Mit außerordentlich starken, hochatmosphärischen Bildern überzeugte der Film die Jury von Beginn an: Nebelschwaden, die immer nur partiell die Sicht frei geben auf letzte Hinterlassenschaften der Zivilisation wie Schiffsteile, rostige Container und rissige Planen. Eine Welt, aus Müll und Schrott zusammengeflickt und zusammengeschraubt, dazwischen wie drohende Riesen aufragende Volumen von alten Schiffen, die von der Ausbeutung des Planeten künden – immer wieder gelingen dem Film außerordentlich gute Oppositionen. Am Anfang noch mit viel Mut zu einer fragmentarischen Erzählweise, die den Zuschauer auf angenehme Weise rätseln lässt über den Fortgang des Plots und sein zentrales Mysterium, wird der Film zum Ende hin wieder konventioneller, wenn er seine Figurenkonstellation entlang von im Genre schon öfter gesehenen Vater-Tochter-Konflikten entwickelt. Dem starken Eindruck, den TIDES als dystopischer Weltenentwurf hinterlässt, tat dies laut Meinung der Jury jedoch keinen Abbruch. Selbst wenn die Dialoge weniger aussagekräftig und zu Formeln reduziert erschienen, sind es immer noch die Bilder, denen man glauben und in cinephiler Weise vertrauen kann.

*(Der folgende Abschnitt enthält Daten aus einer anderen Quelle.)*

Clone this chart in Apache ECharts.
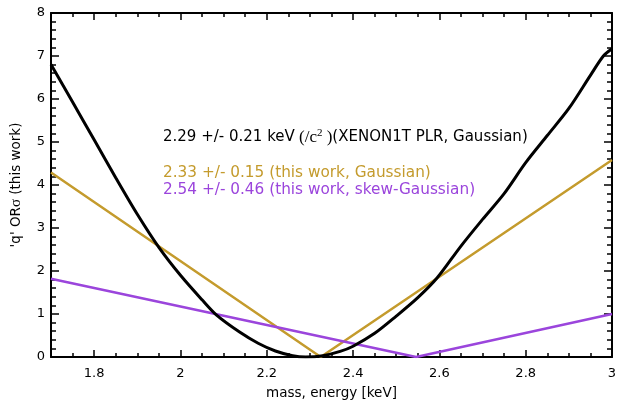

Das ausstrahlungsstarke Schauspiel und das herausragende Production Design werden ergänzt von einer dynamisch beweglichen Kameraführung, die der Verunsicherung der Heldin in einer ihr fremden Umgebung formal bestens gerecht wird. Tim Fehlbaum ist nach HELL ein weiteres rares Stück deutschen Genrekinos gelungen.